__Data section__.
(begin)

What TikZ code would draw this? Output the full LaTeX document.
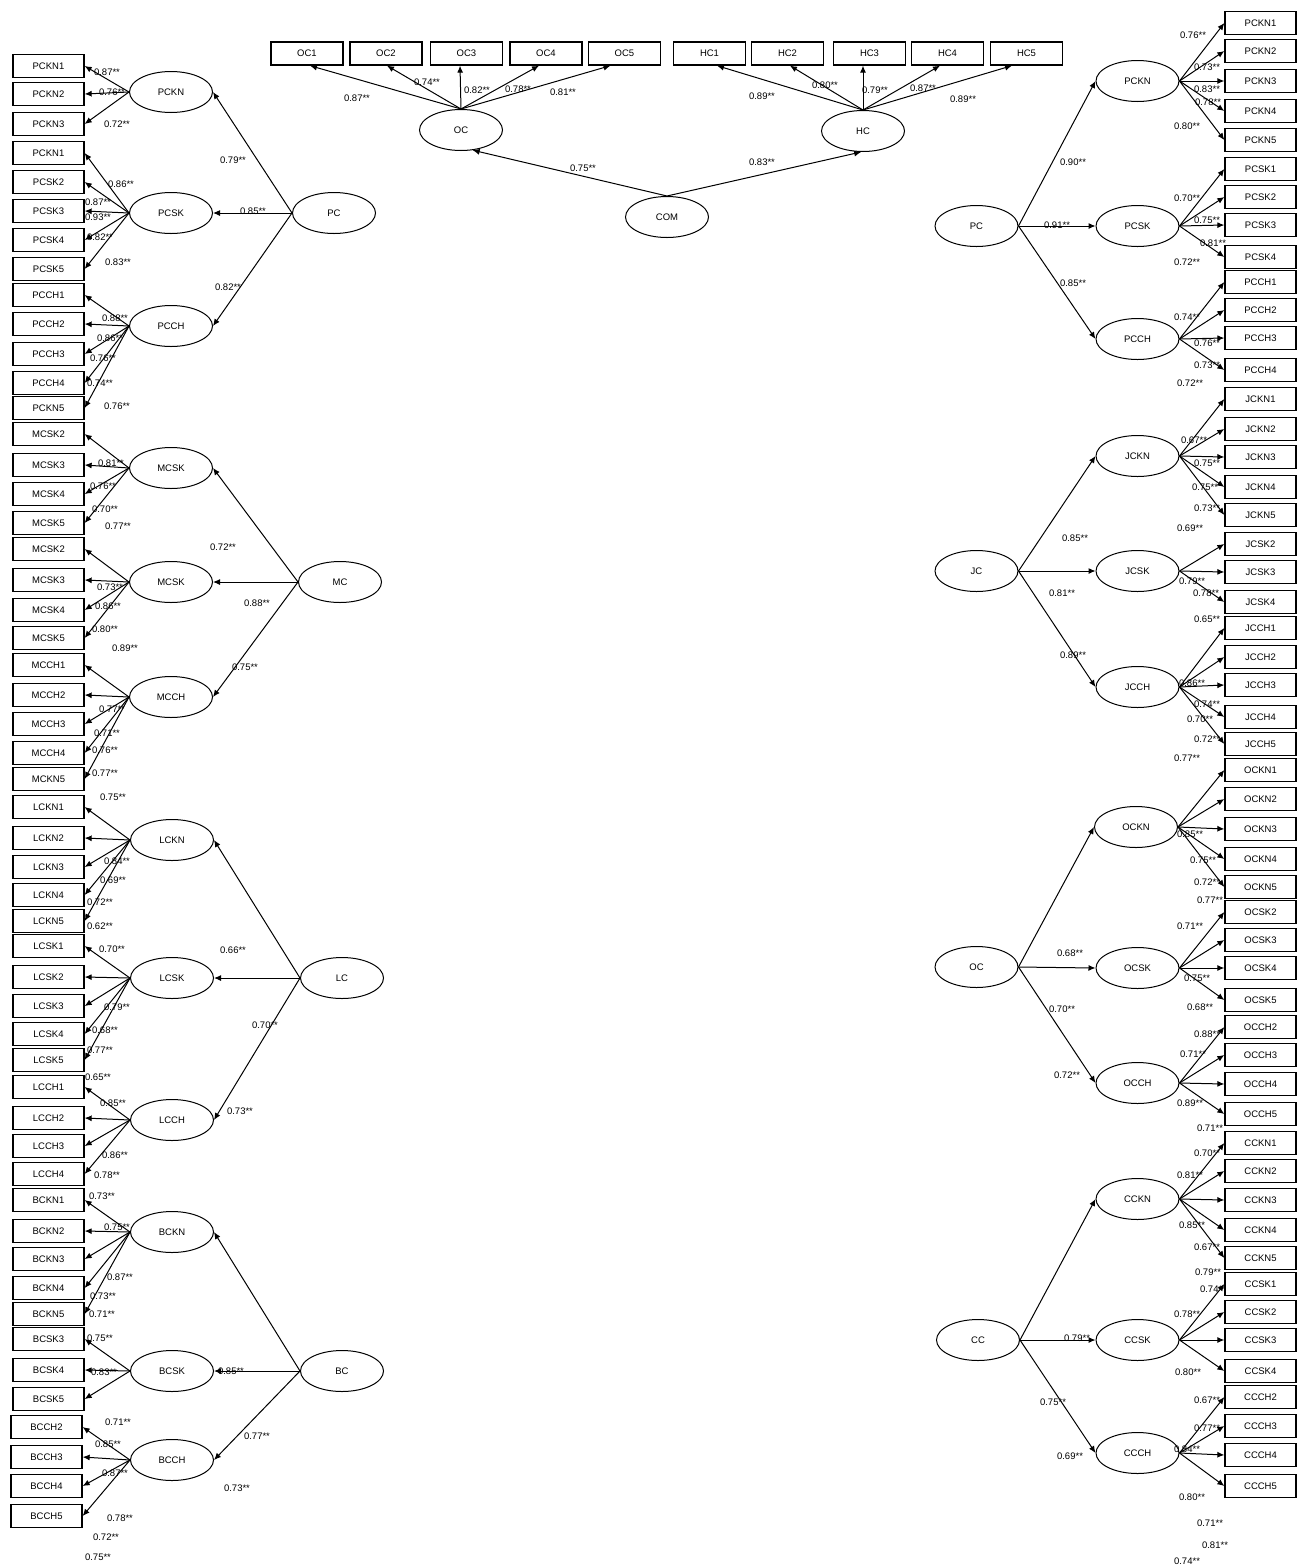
\documentclass[tikz,border=0pt]{standalone}
\usepackage{fontspec}
\setmainfont{Liberation Sans}
\usetikzlibrary{arrows.meta,shapes.geometric}
\begin{document}
\begin{tikzpicture}[x=1pt,y=-1pt,
  ind/.style={draw,line width=1.3pt,minimum width=71pt,minimum height=23pt,inner sep=0pt,font=\fontsize{9.5}{10}\selectfont},
  tind/.style={ind,minimum width=72pt},
  lat/.style={draw,ellipse,line width=1pt,minimum width=83pt,minimum height=41pt,inner sep=0pt,font=\fontsize{9.5}{10}\selectfont},
  arr/.style={line width=1pt,-{Latex[length=7pt,width=6pt]}},
  lab/.style={inner sep=0pt,font=\fontsize{9.5}{10}\selectfont}]
\useasboundingbox (0,0) rectangle (1307,1567);
% ---------- left indicator boxes
\foreach \n/\t/\y in {L1/PCKN1/66,L2/PCKN2/94,L3/PCKN3/124,L4/PCKN1/153,L5/PCSK2/182,L6/PCSK3/211,L7/PCSK4/240,L8/PCSK5/269,L9/PCCH1/295,L10/PCCH2/324,L11/PCCH3/354,L12/PCCH4/383,L13/PCKN5/408,
L14/MCSK2/434,L15/MCSK3/465,L16/MCSK4/494,L17/MCSK5/523,L18/MCSK2/549,L19/MCSK3/580,L20/MCSK4/610,L21/MCSK5/638,L22/MCCH1/665,L23/MCCH2/695,L24/MCCH3/724,L25/MCCH4/753,L26/MCKN5/779,
L27/LCKN1/807,L28/LCKN2/838,L29/LCKN3/867,L30/LCKN4/895,L31/LCKN5/921,L32/LCSK1/946,L33/LCSK2/977,L34/LCSK3/1006,L35/LCSK4/1034,L36/LCSK5/1060,L37/LCCH1/1087,L38/LCCH2/1118,L39/LCCH3/1146,L40/LCCH4/1174,
L41/BCKN1/1200,L42/BCKN2/1231,L43/BCKN3/1259,L44/BCKN4/1288,L45/BCKN5/1314,L46/BCSK3/1339,L47/BCSK4/1370,L48/BCSK5/1399}
  \node[ind] (\n) at (48.5,\y) {\t};
\foreach \n/\t/\y in {L49/BCCH2/1427,L50/BCCH3/1457,L51/BCCH4/1486,L52/BCCH5/1516}
  \node[ind] (\n) at (46.5,\y) {\t};
% ---------- right indicator boxes
\foreach \n/\t/\y in {R1/PCKN1/23,R2/PCKN2/51,R3/PCKN3/81,R4/PCKN4/111,R5/PCKN5/140,R6/PCSK1/169,R7/PCSK2/197,R8/PCSK3/225,R9/PCSK4/257,R10/PCCH1/282,R11/PCCH2/310,R12/PCCH3/338,R13/PCCH4/370,
R14/JCKN1/399,R15/JCKN2/429,R16/JCKN3/457,R17/JCKN4/487,R18/JCKN5/515,R19/JCSK2/544,R20/JCSK3/572,R21/JCSK4/602,R22/JCCH1/628,R23/JCCH2/657,R24/JCCH3/685,R25/JCCH4/717,R26/JCCH5/744,
R27/OCKN1/770,R28/OCKN2/799,R29/OCKN3/829,R30/OCKN4/859,R31/OCKN5/887,R32/OCSK2/912,R33/OCSK3/940,R34/OCSK4/968,R35/OCSK5/1000,R36/OCCH2/1027,R37/OCCH3/1055,R38/OCCH4/1084,R39/OCCH5/1114,
R40/CCKN1/1143,R41/CCKN2/1171,R42/CCKN3/1200,R43/CCKN4/1230,R44/CCKN5/1258,R45/CCSK1/1284,R46/CCSK2/1312,R47/CCSK3/1340,R48/CCSK4/1371,R49/CCCH2/1397,R50/CCCH3/1426,R51/CCCH4/1455,R52/CCCH5/1486}
  \node[ind] (\n) at (1260.5,\y) {\t};
% ---------- top boxes
\foreach \n/\t/\x in {T1/OC1/307,T2/OC2/386,T3/OC3/466.5,T4/OC4/546,T5/OC5/624.5,T6/HC1/709.5,T7/HC2/787.5,T8/HC3/869.5,T9/HC4/947.5,T10/HC5/1026.5}
  \node[tind] (\n) at (\x,53.5) {\t};
% ---------- left latent variables
\foreach \n/\t/\x/\y in {lPCKN/PCKN/171/92,lPCSK/PCSK/171/213,lPCCH/PCCH/171/326,lPC/PC/334/213,
lMCa/MCSK/171/468,lMCb/MCSK/171/582,lMCCH/MCCH/171/697,lMC/MC/340/582,
lLCKN/LCKN/172/840,lLCSK/LCSK/172/978,lLCCH/LCCH/172/1120,lLC/LC/342/978,
lBCKN/BCKN/172/1232,lBCSK/BCSK/172/1371,lBCCH/BCCH/172/1460,lBC/BC/342/1371}
  \node[lat] (\n) at (\x,\y) {\t};
% ---------- right latent variables
\foreach \n/\t/\x/\y in {rPCKN/PCKN/1137.5/81,rPCSK/PCSK/1137.5/226,rPCCH/PCCH/1137.5/339,rPC/PC/976.5/226,
rJCKN/JCKN/1137.5/456,rJCSK/JCSK/1137.5/571,rJCCH/JCCH/1137.5/687,rJC/JC/976.5/571,
rOCKN/OCKN/1136/827,rOCSK/OCSK/1137.5/968,rOCCH/OCCH/1137.5/1083,rOC/OC/976.5/967,
rCCKN/CCKN/1137.5/1199,rCCSK/CCSK/1137.5/1340,rCCCH/CCCH/1137.5/1453,rCC/CC/978/1340}
  \node[lat] (\n) at (\x,\y) {\t};
% ---------- top latent variables
\node[lat] (tOC) at (461,130) {OC};
\node[lat] (tHC) at (863,131) {HC};
\node[lat] (COM) at (667,217) {COM};
% ---------- left loadings
\foreach \e/\a/\b in {lPCKN/1/3,lPCSK/4/8,lPCCH/9/13,lMCa/14/17,lMCb/18/21,lMCCH/22/26,lLCKN/27/31,lLCSK/32/36,lLCCH/37/40,lBCKN/41/45,lBCSK/46/48,lBCCH/49/52}
  \foreach \k in {\a,...,\b} \draw[arr] (\e.west) -- (L\k.east);
\foreach \s/\e in {lPC/lPCKN,lPC/lPCSK,lPC/lPCCH,lMC/lMCa,lMC/lMCb,lMC/lMCCH,lLC/lLCKN,lLC/lLCSK,lLC/lLCCH,lBC/lBCKN,lBC/lBCSK,lBC/lBCCH}
  \draw[arr] (\s.west) -- (\e.east);
% ---------- right loadings
\foreach \e/\a/\b in {rPCKN/1/5,rPCSK/6/9,rPCCH/10/13,rJCKN/14/18,rJCSK/19/21,rJCCH/22/26,rOCKN/27/31,rOCSK/32/35,rOCCH/36/39,rCCKN/40/44,rCCSK/45/48,rCCCH/49/52}
  \foreach \k in {\a,...,\b} \draw[arr] (\e.east) -- (R\k.west);
\foreach \s/\e in {rPC/rPCKN,rPC/rPCSK,rPC/rPCCH,rJC/rJCKN,rJC/rJCSK,rJC/rJCCH,rOC/rOCKN,rOC/rOCSK,rOC/rOCCH,rCC/rCCKN,rCC/rCCSK,rCC/rCCCH}
  \draw[arr] (\s.east) -- (\e.west);
% ---------- top loadings
\foreach \t/\d in {T1/3,T2/1,T3/-6.5,T4/-7,T5/-14} \draw[arr] (tOC.north) -- ([xshift=\d pt]\t.south);
\foreach \t/\d in {T6/7.5,T7/2.5,T8/-6.5,T9/-7.5,T10/-14.5} \draw[arr] (tHC.north) -- ([xshift=\d pt]\t.south);
\draw[arr] (COM.north) -- (tOC.-60);
\draw[arr] (COM.north) -- (tHC.-95);
% ---------- coefficient labels
\foreach \x/\y/\t [count=\i] in {
107/72/0.87**,112/92/0.76**,117/124/0.72**,233/160/0.79**,121/184/0.86**,98/202/0.87**,98/217/0.93**,253/211/0.85**,100/237/0.82**,118/262/0.83**,228/287/0.82**,115/318/0.88**,110/338/0.86**,103/358/0.76**,100/383/0.74**,117/406/0.76**,
111/463/0.81**,103/486/0.76**,105/509/0.70**,118/526/0.77**,223/547/0.72**,110/587/0.73**,108/606/0.86**,257/603/0.88**,105/629/0.80**,125/648/0.89**,245/667/0.75**,112/709/0.77**,107/733/0.71**,105/750/0.76**,105/773/0.77**,113/797/0.75**,
117/861/0.84**,113/880/0.69**,100/902/0.72**,100/926/0.62**,112/949/0.70**,233/950/0.66**,117/1007/0.79**,105/1030/0.68**,100/1050/0.77**,265/1025/0.70**,98/1077/0.65**,113/1103/0.85**,240/1111/0.73**,115/1155/0.86**,
107/1175/0.78**,102/1196/0.73**,117/1227/0.75**,120/1277/0.87**,103/1296/0.73**,102/1314/0.71**,100/1338/0.75**,104/1372/0.83**,231/1371/0.85**,118/1422/0.71**,257/1436/0.77**,108/1444/0.85**,115/1473/0.87**,237/1488/0.73**,120/1518/0.78**,106/1537/0.72**,98/1557/0.75**,
357/98/0.87**,427/82/0.74**,477/90/0.82**,518/89/0.78**,563/92/0.81**,583/168/0.75**,762/96/0.89**,825/85/0.80**,875/90/0.79**,923/88/0.87**,963/99/0.89**,762/162/0.83**,
1193/35/0.76**,1207/67/0.73**,1207/89/0.83**,1208/102/0.78**,1187/126/0.80**,1073/162/0.90**,1187/198/0.70**,1057/225/0.91**,1207/220/0.75**,1213/243/0.81**,1187/262/0.72**,1073/283/0.85**,1187/317/0.74**,1207/343/0.76**,1207/365/0.73**,1190/383/0.72**,
1194/440/0.67**,1207/463/0.75**,1205/487/0.75**,1207/508/0.73**,1190/528/0.69**,1075/538/0.85**,1192/581/0.79**,1206/593/0.78**,1062/593/0.81**,1207/619/0.65**,1073/655/0.89**,1192/683/0.86**,1207/704/0.74**,1200/719/0.70**,1207/739/0.72**,1187/758/0.77**,
1190/834/0.85**,1203/860/0.75**,1207/882/0.72**,1210/900/0.77**,1190/926/0.71**,1070/953/0.68**,1197/978/0.75**,1200/1007/0.68**,1062/1009/0.70**,1207/1034/0.88**,1193/1054/0.71**,1067/1075/0.72**,1190/1103/0.89**,1210/1128/0.71**,
1207/1153/0.70**,1190/1175/0.81**,1192/1225/0.85**,1207/1247/0.67**,1208/1272/0.79**,1213/1289/0.74**,1187/1314/0.78**,1077/1338/0.79**,1188/1372/0.80**,1053/1402/0.75**,1207/1400/0.67**,1207/1428/0.77**,1187/1449/0.84**,1070/1456/0.69**,1192/1497/0.80**,1210/1523/0.71**,1215/1545/0.81**,1187/1561/0.74**}
  \node[lab] (lbl\i) at (\x,\y) {\t};
\end{tikzpicture}
\end{document}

(end)

__Task goal__. Select the lines that carry the string "draw" and copy them.

__Exercise output__.
What TikZ code would draw this? Output the full LaTeX document.
  ind/.style={draw,line width=1.3pt,minimum width=71pt,minimum height=23pt,inner sep=0pt,font=\fontsize{9.5}{10}\selectfont},
  lat/.style={draw,ellipse,line width=1pt,minimum width=83pt,minimum height=41pt,inner sep=0pt,font=\fontsize{9.5}{10}\selectfont},
  \foreach \k in {\a,...,\b} \draw[arr] (\e.west) -- (L\k.east);
  \draw[arr] (\s.west) -- (\e.east);
  \foreach \k in {\a,...,\b} \draw[arr] (\e.east) -- (R\k.west);
  \draw[arr] (\s.east) -- (\e.west);
\foreach \t/\d in {T1/3,T2/1,T3/-6.5,T4/-7,T5/-14} \draw[arr] (tOC.north) -- ([xshift=\d pt]\t.south);
\foreach \t/\d in {T6/7.5,T7/2.5,T8/-6.5,T9/-7.5,T10/-14.5} \draw[arr] (tHC.north) -- ([xshift=\d pt]\t.south);
\draw[arr] (COM.north) -- (tOC.-60);
\draw[arr] (COM.north) -- (tHC.-95);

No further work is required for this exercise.